Author: Dr. Tess Slavíčková

Position: Communication and Mass Media Faculty

I am fairly sure that all of us at UNYP consider ourselves learners of at least one foreign language.

In that case we are no doubt all familiar with the problem of not just learning new words, but learning how to use them properly. I remember as a Czech learner being horrified when I heard a friend had “angína” (“angina” in English is a serious heart condition, not a sore throat). When confronted with new words, we can ask a teacher or look for a definition in the dictionary, but still not be entirely sure about when and how they should be used.  Meanwhile, English native speakers who have spent time around Czechs have probably lost count of the times we have heard the Czenglish  “I enjoy going to the nature”.

Often dictionaries provide us with more than one definition for a single word (sometimes dozens), but they are not always so helpful with how to pick the right one.  Furthermore, as in the case of going to “the nature”, how can we figure out that this form does not typically appear in English?

A linguistic corpus (plural: corpora) is basically a large computerized database of naturally occurring language. A general corpus typically comprises transcribed texts taken from a wide range of sources, including newspaper articles, technical journals, novels, letters, speeches and spoken conversations.   A corpus is a valuable resource because it shows us language as it is really used. There are many corpora of major languages, e.g. British and American English, and many modern dictionaries are based on corpus data, so definitions appear in order of frequency of use. There is also, for example, a corpus of (written only, obviously) medieval English, and there are excellent corpora of Czech ( Some can be accessed online for free.  And there is also the option to build your own corpus, and use a tool such as AntConc ( to analyse it.

We can use a corpus in a simple way to search for things like word frequencies, or we might want to see how a word is typically used in real contexts, or we might want to look at how meanings change over time.

For example, we might want to know something about the (apparently) synonymic words “ill”, “poorly” and “sick”. We might want to know overall which of the three is most frequently used. Actually, the British English 2006 corpus shows that overall “ill” and “sick” occur with almost the same frequency (about 35 times per million words), whereas “poorly” is much less frequent at 14. And in fact the word “poorly” is far more frequently used with a different meaning - not as an adjective meaning ill but as an adverb of “poor” as in “the company performed poorly last year”.  We might want to compare use in American and British English (“sick” is more common than “ill” in American English), whether one form is used more frequently in written or spoken English, or whether one of them is now declining in use (“poorly”). With “sick” and “ill” we would need to explore at a deeper level if we wanted to check whether their meanings are 100% interchangeable. We could explore how these words occur near other words (collocation). For example we have the common colloquial expression “sick and tired”, as in “I’m sick and tired of your behavior”. But if someone said “I’m ill and tired of your behavior”, they would sound distinctly odd.
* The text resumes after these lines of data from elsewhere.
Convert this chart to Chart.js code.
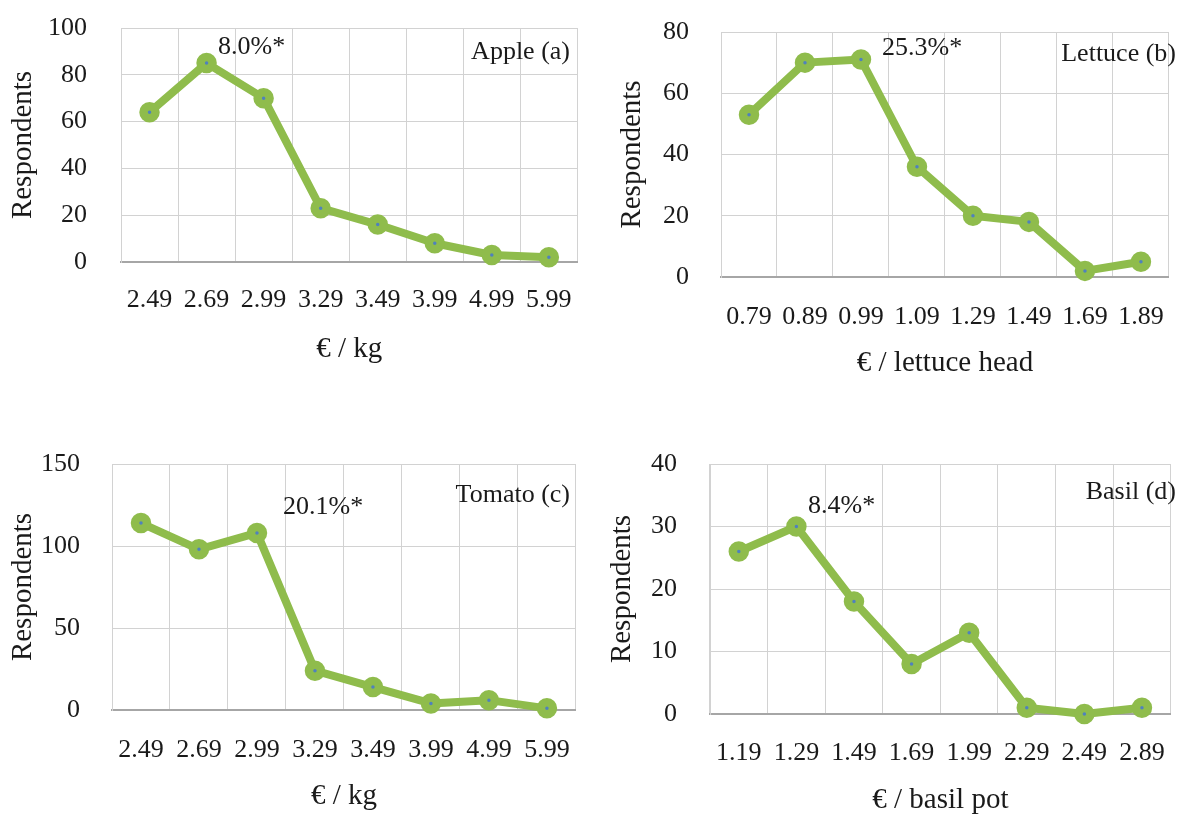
<!DOCTYPE html>
<html>
<head>
<meta charset="utf-8">
<title>Respondents by price point</title>
<script src="https://cdn.jsdelivr.net/npm/chart.js@4.4.0/dist/chart.umd.min.js"></script>
<style>
  html, body { margin: 0; padding: 0; background: #fff; }
  #page { position: relative; width: 1189px; height: 817px; overflow: hidden; background: #fff; }
  canvas { position: absolute; }
</style>
</head>
<body>
<div id="page">
  <canvas id="apple"></canvas>
  <canvas id="lettuce"></canvas>
  <canvas id="tomato"></canvas>
  <canvas id="basil"></canvas>
</div>
<script>
// price points and respondent counts
const applePrices = ['2.49', '2.69', '2.99', '3.29', '3.49', '3.99', '4.99', '5.99'];
const appleCounts = [64, 85, 70, 23, 16, 8, 3, 2];
const appleTicks = { max: 100, step: 20 };

const lettucePrices = ['0.79', '0.89', '0.99', '1.09', '1.29', '1.49', '1.69', '1.89'];
const lettuceCounts = [53, 70, 71, 36, 20, 18, 2, 5];
const lettuceTicks = { max: 80, step: 20 };

const tomatoPrices = ['2.49', '2.69', '2.99', '3.29', '3.49', '3.99', '4.99', '5.99'];
const tomatoCounts = [114, 98, 108, 24, 14, 4, 6, 1];
const tomatoTicks = { max: 150, step: 50 };

const basilPrices = ['1.19', '1.29', '1.49', '1.69', '1.99', '2.29', '2.49', '2.89'];
const basilCounts = [26, 30, 18, 8, 13, 1, 0, 1];
const basilTicks = { max: 40, step: 10 };

const FONT_FAMILY = "'Liberation Serif', 'Times New Roman', serif";
const FONT_SIZE = 26;
const TITLE_SIZE = 29;
const TEXT = '#1a1a1a';
const GREEN = '#8fbc4c';
const GRID = '#d2d2d2';

// panel name (top right) and the share note near the peak
const panelText = {
    id: 'panelText',
    afterDraw(chart, args, opts) {
        const ctx = chart.ctx;
        ctx.save();
        ctx.font = FONT_SIZE + 'px ' + FONT_FAMILY;
        ctx.fillStyle = TEXT;
        ctx.textBaseline = 'middle';
        ctx.textAlign = 'right';
        ctx.fillText(opts.name, opts.nameAt[0], opts.nameAt[1]);
        ctx.textAlign = 'left';
        ctx.fillText(opts.note, opts.noteAt[0], opts.noteAt[1]);
        ctx.restore();
    }
};

function makePanel(p) {
    const [cx, cy, cw, ch] = p.box;
    const [l, t, r, b] = p.plot;
    const canvas = document.getElementById(p.id);
    canvas.width = cw;
    canvas.height = ch;
    canvas.style.left = cx + 'px';
    canvas.style.top = cy + 'px';

    const lh = FONT_SIZE * 1.2;
    const tlh = TITLE_SIZE * 1.2;
    const font = { family: FONT_FAMILY, size: FONT_SIZE };
    const titleFont = { family: FONT_FAMILY, size: TITLE_SIZE };
    const yWidth = l - cx;
    const xHeight = (p.xTitleY - b) + tlh / 2 + 4;

    new Chart(canvas, {
        type: 'line',
        data: {
            labels: p.labels,
            datasets: [{
                data: p.values,
                borderColor: GREEN,
                borderWidth: 8,
                borderJoinStyle: 'round',
                tension: 0,
                clip: false,
                pointRadius: 6,
                pointBorderWidth: 8.5,
                pointBackgroundColor: '#4f81bd',
                pointBorderColor: GREEN
            }]
        },
        options: {
            responsive: false,
            animation: false,
            events: [],
            layout: {
                padding: { left: 0, top: t - cy, right: cx + cw - r, bottom: cy + ch - b - xHeight }
            },
            plugins: {
                legend: { display: false },
                tooltip: { enabled: false },
                panelText: {
                    name: p.name,
                    nameAt: [p.nameAt[0] - cx, p.nameAt[1] - cy],
                    note: p.note,
                    noteAt: [p.noteAt[0] - cx, p.noteAt[1] - cy]
                }
            },
            scales: {
                x: {
                    offset: true,
                    grid: { offset: true, color: GRID, lineWidth: 1, drawTicks: false },
                    border: { color: '#a6a6a6', width: 2 },
                    ticks: { autoSkip: false, maxRotation: 0, padding: p.xPad - lh / 2, color: TEXT, font: font },
                    title: { display: true, text: p.xTitle, color: TEXT, font: titleFont, padding: { top: 0, bottom: 4 } },
                    afterFit: s => { s.height = xHeight; }
                },
                y: {
                    min: 0,
                    max: p.ticks.max,
                    grid: {
                        color: c => (c.tick && c.tick.value === 0) ? 'rgba(0,0,0,0)' : GRID,
                        lineWidth: 1,
                        drawTicks: false
                    },
                    border: { color: GRID, width: 1 },
                    ticks: { stepSize: p.ticks.step, padding: p.yPad, color: TEXT, font: font },
                    title: { display: true, text: 'Respondents', color: TEXT, font: titleFont, padding: { top: p.yTitleX - cx - tlh / 2, bottom: 0 } },
                    afterFit: s => {
                        s.width = yWidth;
                        // the tick padding would otherwise push the plot top down
                        s.paddingTop = 0;
                        s.paddingBottom = 0;
                    }
                }
            }
        },
        plugins: [panelText]
    });
}

makePanel({
    id: 'apple', box: [0, 0, 595, 410], plot: [121, 28, 579, 262],
    labels: applePrices, values: appleCounts, ticks: appleTicks,
    yTitleX: 23, xTitleY: 349, yPad: 34, xPad: 38,
    xTitle: '€ / kg', name: 'Apple (a)', nameAt: [570, 52], note: '8.0%*', noteAt: [218, 47]
});
makePanel({
    id: 'lettuce', box: [595, 0, 594, 410], plot: [721, 32, 1187, 277],
    labels: lettucePrices, values: lettuceCounts, ticks: lettuceTicks,
    yTitleX: 632, xTitleY: 363, yPad: 32, xPad: 40,
    xTitle: '€ / lettuce head', name: 'Lettuce (b)', nameAt: [1176, 54], note: '25.3%*', noteAt: [882, 48]
});
makePanel({
    id: 'tomato', box: [0, 410, 595, 407], plot: [112, 464, 580, 710],
    labels: tomatoPrices, values: tomatoCounts, ticks: tomatoTicks,
    yTitleX: 23, xTitleY: 796, yPad: 32, xPad: 40,
    xTitle: '€ / kg', name: 'Tomato (c)', nameAt: [570, 495], note: '20.1%*', noteAt: [283, 507]
});
makePanel({
    id: 'basil', box: [595, 410, 594, 407], plot: [710, 464, 1182, 714],
    labels: basilPrices, values: basilCounts, ticks: basilTicks,
    yTitleX: 622, xTitleY: 800, yPad: 33, xPad: 39,
    xTitle: '€ / basil pot', name: 'Basil (d)', nameAt: [1176, 492], note: '8.4%*', noteAt: [808, 506]
});
</script>
</body>
</html>
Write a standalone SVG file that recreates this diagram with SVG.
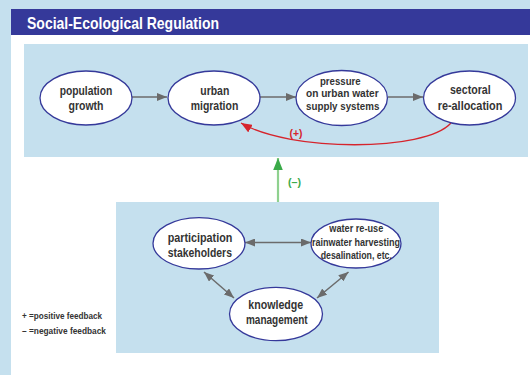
<svg xmlns="http://www.w3.org/2000/svg" width="530" height="375" viewBox="0 0 530 375">
<defs>
<style>
.bg{fill:#c5e0ee}
.node ellipse{fill:#ffffff;stroke:#35399a;stroke-width:1.3}
text{font-family:"Liberation Sans Narrow","Liberation Sans",Arial,sans-serif;font-weight:bold}
.t{fill:#333333;font-size:13px;text-anchor:middle}
.tp{fill:#333333;font-size:10.8px;text-anchor:middle}
.ts{fill:#333333;font-size:11px;text-anchor:middle}
.tb{fill:#333333;font-size:13.5px;text-anchor:middle}
.leg{fill:#333333;font-size:8.5px}
.gray{stroke:#6b6b6b;stroke-width:1.5;fill:none}
</style>
<marker id="ag" viewBox="0 0 10 8" refX="10" refY="4" markerWidth="10" markerHeight="8" markerUnits="userSpaceOnUse" orient="auto-start-reverse">
<path d="M0,0 L10,4 L0,8 z" fill="#6b6b6b"/>
</marker>
<marker id="ar" viewBox="0 0 10 8" refX="10" refY="4" markerWidth="11" markerHeight="9" markerUnits="userSpaceOnUse" orient="auto">
<path d="M0,0 L10,4 L0,8 z" fill="#d6242c"/>
</marker>
<marker id="agr" viewBox="0 0 10 8" refX="10" refY="4" markerWidth="12" markerHeight="10" markerUnits="userSpaceOnUse" orient="auto">
<path d="M0,0 L10,4 L0,8 z" fill="#3aaa49"/>
</marker>
</defs>
<rect x="0" y="0" width="530" height="375" class="bg"/>
<rect x="11" y="9" width="519" height="366" fill="#ffffff"/>
<rect x="11" y="9" width="519" height="26" fill="#35399a"/>
<text x="27" y="29" fill="#ffffff" font-size="17" textLength="192" lengthAdjust="spacingAndGlyphs">Social-Ecological Regulation</text>
<rect x="24" y="44" width="504" height="113" class="bg"/>
<rect x="116" y="202" width="323" height="151" class="bg"/>

<g id="connectors">
<line class="gray" x1="132" y1="97" x2="167" y2="97" marker-end="url(#ag)"/>
<line class="gray" x1="260" y1="97" x2="296" y2="97" marker-end="url(#ag)"/>
<line class="gray" x1="388" y1="97" x2="423" y2="97" marker-end="url(#ag)"/>
<path d="M451,123 C425,152 290,152 241,123" fill="none" stroke="#d6242c" stroke-width="1.3" marker-end="url(#ar)"/>
<text x="296" y="137" fill="#d6242c" font-size="10" text-anchor="middle" textLength="13" lengthAdjust="spacingAndGlyphs">(+)</text>
<line x1="278" y1="202" x2="278" y2="158" stroke="#8fd18f" stroke-width="2.2" marker-end="url(#agr)"/>
<text x="294.5" y="186" fill="#3aaa49" font-size="10" text-anchor="middle" textLength="13" lengthAdjust="spacingAndGlyphs">(–)</text>
<line class="gray" x1="245" y1="242.5" x2="311" y2="242.5" marker-start="url(#ag)" marker-end="url(#ag)"/>
<line class="gray" x1="204" y1="272" x2="234" y2="298" marker-start="url(#ag)" marker-end="url(#ag)"/>
<line class="gray" x1="348.5" y1="272" x2="317" y2="298" marker-start="url(#ag)" marker-end="url(#ag)"/>
</g>

<g id="population-growth" class="node">
<ellipse cx="86" cy="98" rx="46" ry="27"/>
<text class="t" x="86" y="95" textLength="52.7" lengthAdjust="spacingAndGlyphs">population</text>
<text class="t" x="86" y="109.5" textLength="35" lengthAdjust="spacingAndGlyphs">growth</text>
</g>
<g id="urban-migration" class="node">
<ellipse cx="214" cy="98" rx="46" ry="27"/>
<text class="t" x="214.8" y="95" textLength="29" lengthAdjust="spacingAndGlyphs">urban</text>
<text class="t" x="214.5" y="109.5" textLength="47.6" lengthAdjust="spacingAndGlyphs">migration</text>
</g>
<g id="pressure" class="node">
<ellipse cx="341.7" cy="98" rx="45.7" ry="27.5"/>
<text class="tp" x="340.3" y="85" textLength="40.7" lengthAdjust="spacingAndGlyphs">pressure</text>
<text class="tp" x="342.3" y="97.4" textLength="72.7" lengthAdjust="spacingAndGlyphs">on urban water</text>
<text class="tp" x="342.7" y="109.8" textLength="73.3" lengthAdjust="spacingAndGlyphs">supply systems</text>
</g>
<g id="sectoral" class="node">
<ellipse cx="469.5" cy="98" rx="46" ry="27"/>
<text class="t" x="470.3" y="93.5" textLength="40.7" lengthAdjust="spacingAndGlyphs">sectoral</text>
<text class="t" x="470" y="109.5" textLength="64.7" lengthAdjust="spacingAndGlyphs">re-allocation</text>
</g>
<g id="participation" class="node">
<ellipse cx="199" cy="243.3" rx="46" ry="25.7"/>
<text class="tb" x="200" y="242" textLength="64.7" lengthAdjust="spacingAndGlyphs">participation</text>
<text class="tb" x="199.8" y="257" textLength="64.3" lengthAdjust="spacingAndGlyphs">stakeholders</text>
</g>
<g id="water" class="node">
<ellipse cx="356" cy="243.5" rx="45" ry="24.5"/>
<text class="ts" x="356.3" y="232" textLength="54" lengthAdjust="spacingAndGlyphs">water re-use</text>
<text class="ts" x="356" y="245.5" textLength="88" lengthAdjust="spacingAndGlyphs">rainwater harvesting</text>
<text class="ts" x="356.3" y="258.5" textLength="71.3" lengthAdjust="spacingAndGlyphs">desalination, etc.</text>
</g>
<g id="knowledge" class="node">
<ellipse cx="276" cy="314" rx="46.5" ry="26.7"/>
<text class="tb" x="275.8" y="308.5" textLength="55" lengthAdjust="spacingAndGlyphs">knowledge</text>
<text class="tb" x="276.8" y="324" textLength="61.7" lengthAdjust="spacingAndGlyphs">management</text>
</g>
<g id="legend">
<text class="leg" x="22" y="318.5" textLength="80" lengthAdjust="spacingAndGlyphs">+  =positive feedback</text>
<text class="leg" x="22" y="333.5" textLength="84" lengthAdjust="spacingAndGlyphs">–  =negative feedback</text>
</g>
</svg>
We can also use historical corpora to show how meaning changes over time, for example by comparing corpora collected in two distinct time periods. For instance, we might want to study the interesting history of the word “gay” and its transformation in meaning from “happy”, or “carefree” to “homosexual”. This transformation probably began to appear first in slang spoken by homosexuals before becoming the predominant meaning from about the 1970s. Unfortunately, most older corpora are comprised of written language only, so we can only imagine that (in some circles at least) this word was being used in conversation perhaps as early as the 1930s, later being taken up by the media and so from the late 1970s beginning to appear with increasing frequency in corpus databases, in both written and spoken form.

Because a corpus can reveal a great deal about how language is used in real life contexts, it is a great resource not just for language learners and linguists, but it can also show us much about how language is a mirror of social change, and as such, could be of interest to researchers in any field.